[Items from a data source]
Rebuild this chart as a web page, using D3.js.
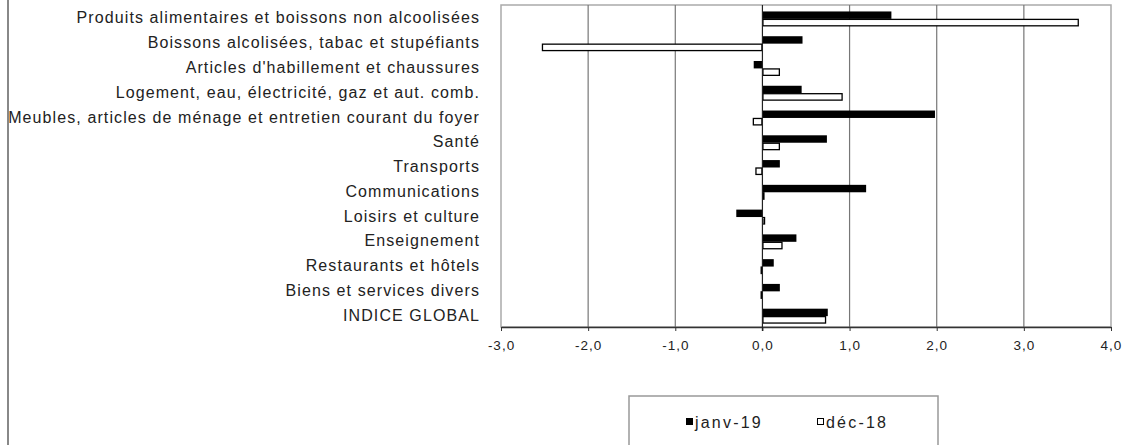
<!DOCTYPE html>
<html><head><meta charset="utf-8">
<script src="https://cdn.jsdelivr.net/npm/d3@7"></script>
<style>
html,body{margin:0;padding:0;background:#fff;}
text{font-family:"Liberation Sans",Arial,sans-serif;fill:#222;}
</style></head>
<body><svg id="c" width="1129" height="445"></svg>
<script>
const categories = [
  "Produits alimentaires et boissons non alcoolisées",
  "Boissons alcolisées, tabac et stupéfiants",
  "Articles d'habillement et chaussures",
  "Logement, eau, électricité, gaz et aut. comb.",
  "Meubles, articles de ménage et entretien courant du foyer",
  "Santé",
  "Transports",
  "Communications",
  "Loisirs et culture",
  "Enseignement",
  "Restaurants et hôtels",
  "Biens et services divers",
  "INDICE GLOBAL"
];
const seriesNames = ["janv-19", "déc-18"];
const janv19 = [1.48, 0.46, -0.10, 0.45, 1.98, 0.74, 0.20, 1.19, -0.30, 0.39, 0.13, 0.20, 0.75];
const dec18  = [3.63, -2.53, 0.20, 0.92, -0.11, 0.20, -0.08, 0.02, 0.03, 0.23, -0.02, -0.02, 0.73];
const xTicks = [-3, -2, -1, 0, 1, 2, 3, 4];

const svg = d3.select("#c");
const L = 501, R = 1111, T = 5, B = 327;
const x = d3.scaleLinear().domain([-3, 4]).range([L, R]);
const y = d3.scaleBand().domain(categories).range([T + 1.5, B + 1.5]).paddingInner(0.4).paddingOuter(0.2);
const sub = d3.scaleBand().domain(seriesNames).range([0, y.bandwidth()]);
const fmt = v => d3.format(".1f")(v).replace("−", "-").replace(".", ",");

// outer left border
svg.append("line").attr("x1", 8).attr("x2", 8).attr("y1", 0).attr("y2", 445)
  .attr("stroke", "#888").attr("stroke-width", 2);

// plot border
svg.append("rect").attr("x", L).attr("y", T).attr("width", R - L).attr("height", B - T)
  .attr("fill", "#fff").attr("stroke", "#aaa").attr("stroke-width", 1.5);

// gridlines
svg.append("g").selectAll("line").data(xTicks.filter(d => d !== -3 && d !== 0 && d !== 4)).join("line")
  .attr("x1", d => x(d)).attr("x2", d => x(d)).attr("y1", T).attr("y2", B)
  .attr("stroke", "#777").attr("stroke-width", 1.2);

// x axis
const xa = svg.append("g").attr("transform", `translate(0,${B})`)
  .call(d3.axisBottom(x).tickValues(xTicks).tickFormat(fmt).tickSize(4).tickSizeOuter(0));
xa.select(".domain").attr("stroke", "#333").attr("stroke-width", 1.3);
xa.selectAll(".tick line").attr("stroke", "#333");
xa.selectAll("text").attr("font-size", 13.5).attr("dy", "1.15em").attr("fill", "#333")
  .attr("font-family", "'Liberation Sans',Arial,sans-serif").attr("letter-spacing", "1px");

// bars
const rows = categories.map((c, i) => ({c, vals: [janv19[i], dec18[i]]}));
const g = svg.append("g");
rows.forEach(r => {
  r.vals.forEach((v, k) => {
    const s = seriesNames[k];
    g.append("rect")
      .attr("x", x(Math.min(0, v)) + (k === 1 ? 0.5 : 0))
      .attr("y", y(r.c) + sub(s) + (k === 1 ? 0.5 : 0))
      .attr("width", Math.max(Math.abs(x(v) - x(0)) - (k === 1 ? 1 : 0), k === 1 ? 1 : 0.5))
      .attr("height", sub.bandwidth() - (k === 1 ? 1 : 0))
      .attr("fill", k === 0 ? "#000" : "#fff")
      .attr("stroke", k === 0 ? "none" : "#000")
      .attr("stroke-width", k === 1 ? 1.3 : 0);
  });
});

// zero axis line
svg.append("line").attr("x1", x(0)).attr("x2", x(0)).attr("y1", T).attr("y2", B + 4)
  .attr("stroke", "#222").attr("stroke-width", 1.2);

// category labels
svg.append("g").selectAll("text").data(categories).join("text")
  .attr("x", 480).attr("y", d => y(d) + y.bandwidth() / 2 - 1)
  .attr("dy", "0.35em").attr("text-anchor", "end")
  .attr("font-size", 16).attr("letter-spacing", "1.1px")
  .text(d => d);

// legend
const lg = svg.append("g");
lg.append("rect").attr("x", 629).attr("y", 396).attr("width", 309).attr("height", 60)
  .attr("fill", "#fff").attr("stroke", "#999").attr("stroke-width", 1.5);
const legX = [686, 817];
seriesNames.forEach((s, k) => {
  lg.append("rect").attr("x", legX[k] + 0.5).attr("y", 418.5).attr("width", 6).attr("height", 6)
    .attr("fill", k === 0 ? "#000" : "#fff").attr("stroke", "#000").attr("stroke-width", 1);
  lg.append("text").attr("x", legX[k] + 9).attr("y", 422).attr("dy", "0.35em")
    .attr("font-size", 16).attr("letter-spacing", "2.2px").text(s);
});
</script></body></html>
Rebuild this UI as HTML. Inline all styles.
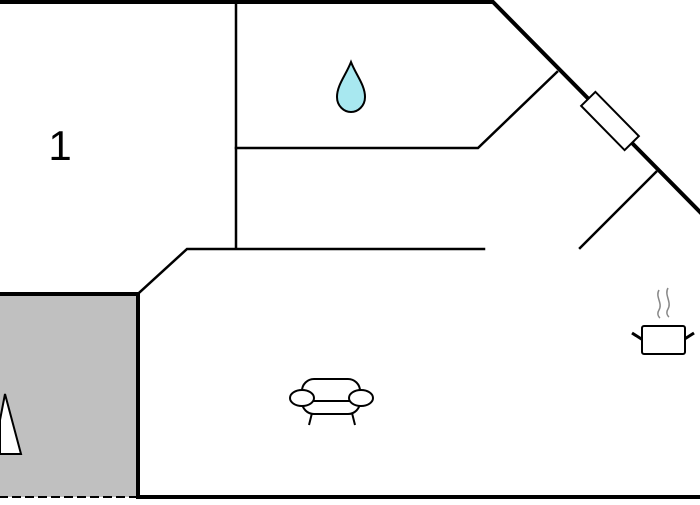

▶ [EXERCISE BRIEF] Copy all the lines of data exactly as they appear, dropping any images.

▶ [RESPONSE FOR THIS EXERCISE]
Rebuild this chart as a web page, using D3.js.
<!DOCTYPE html>
<html><head><meta charset="utf-8">
<script src="https://cdn.jsdelivr.net/npm/d3@7"></script>
<style>
html,body{margin:0;padding:0;background:#fff;}
text{font-family:"Liberation Sans",Arial,sans-serif;fill:#222;}
</style></head>
<body><svg id="c" width="1129" height="445"></svg>
<script>
const categories = [
  "Produits alimentaires et boissons non alcoolisées",
  "Boissons alcolisées, tabac et stupéfiants",
  "Articles d'habillement et chaussures",
  "Logement, eau, électricité, gaz et aut. comb.",
  "Meubles, articles de ménage et entretien courant du foyer",
  "Santé",
  "Transports",
  "Communications",
  "Loisirs et culture",
  "Enseignement",
  "Restaurants et hôtels",
  "Biens et services divers",
  "INDICE GLOBAL"
];
const seriesNames = ["janv-19", "déc-18"];
const janv19 = [1.48, 0.46, -0.10, 0.45, 1.98, 0.74, 0.20, 1.19, -0.30, 0.39, 0.13, 0.20, 0.75];
const dec18  = [3.63, -2.53, 0.20, 0.92, -0.11, 0.20, -0.08, 0.02, 0.03, 0.23, -0.02, -0.02, 0.73];
const xTicks = [-3, -2, -1, 0, 1, 2, 3, 4];

const svg = d3.select("#c");
const L = 501, R = 1111, T = 5, B = 327;
const x = d3.scaleLinear().domain([-3, 4]).range([L, R]);
const y = d3.scaleBand().domain(categories).range([T + 1.5, B + 1.5]).paddingInner(0.4).paddingOuter(0.2);
const sub = d3.scaleBand().domain(seriesNames).range([0, y.bandwidth()]);
const fmt = v => d3.format(".1f")(v).replace("−", "-").replace(".", ",");

// outer left border
svg.append("line").attr("x1", 8).attr("x2", 8).attr("y1", 0).attr("y2", 445)
  .attr("stroke", "#888").attr("stroke-width", 2);

// plot border
svg.append("rect").attr("x", L).attr("y", T).attr("width", R - L).attr("height", B - T)
  .attr("fill", "#fff").attr("stroke", "#aaa").attr("stroke-width", 1.5);

// gridlines
svg.append("g").selectAll("line").data(xTicks.filter(d => d !== -3 && d !== 0 && d !== 4)).join("line")
  .attr("x1", d => x(d)).attr("x2", d => x(d)).attr("y1", T).attr("y2", B)
  .attr("stroke", "#777").attr("stroke-width", 1.2);

// x axis
const xa = svg.append("g").attr("transform", `translate(0,${B})`)
  .call(d3.axisBottom(x).tickValues(xTicks).tickFormat(fmt).tickSize(4).tickSizeOuter(0));
xa.select(".domain").attr("stroke", "#333").attr("stroke-width", 1.3);
xa.selectAll(".tick line").attr("stroke", "#333");
xa.selectAll("text").attr("font-size", 13.5).attr("dy", "1.15em").attr("fill", "#333")
  .attr("font-family", "'Liberation Sans',Arial,sans-serif").attr("letter-spacing", "1px");

// bars
const rows = categories.map((c, i) => ({c, vals: [janv19[i], dec18[i]]}));
const g = svg.append("g");
rows.forEach(r => {
  r.vals.forEach((v, k) => {
    const s = seriesNames[k];
    g.append("rect")
      .attr("x", x(Math.min(0, v)) + (k === 1 ? 0.5 : 0))
      .attr("y", y(r.c) + sub(s) + (k === 1 ? 0.5 : 0))
      .attr("width", Math.max(Math.abs(x(v) - x(0)) - (k === 1 ? 1 : 0), k === 1 ? 1 : 0.5))
      .attr("height", sub.bandwidth() - (k === 1 ? 1 : 0))
      .attr("fill", k === 0 ? "#000" : "#fff")
      .attr("stroke", k === 0 ? "none" : "#000")
      .attr("stroke-width", k === 1 ? 1.3 : 0);
  });
});

// zero axis line
svg.append("line").attr("x1", x(0)).attr("x2", x(0)).attr("y1", T).attr("y2", B + 4)
  .attr("stroke", "#222").attr("stroke-width", 1.2);

// category labels
svg.append("g").selectAll("text").data(categories).join("text")
  .attr("x", 480).attr("y", d => y(d) + y.bandwidth() / 2 - 1)
  .attr("dy", "0.35em").attr("text-anchor", "end")
  .attr("font-size", 16).attr("letter-spacing", "1.1px")
  .text(d => d);

// legend
const lg = svg.append("g");
lg.append("rect").attr("x", 629).attr("y", 396).attr("width", 309).attr("height", 60)
  .attr("fill", "#fff").attr("stroke", "#999").attr("stroke-width", 1.5);
const legX = [686, 817];
seriesNames.forEach((s, k) => {
  lg.append("rect").attr("x", legX[k] + 0.5).attr("y", 418.5).attr("width", 6).attr("height", 6)
    .attr("fill", k === 0 ? "#000" : "#fff").attr("stroke", "#000").attr("stroke-width", 1);
  lg.append("text").attr("x", legX[k] + 9).attr("y", 422).attr("dy", "0.35em")
    .attr("font-size", 16).attr("letter-spacing", "2.2px").text(s);
});
</script></body></html>
Rebuild this UI as HTML. Inline all styles.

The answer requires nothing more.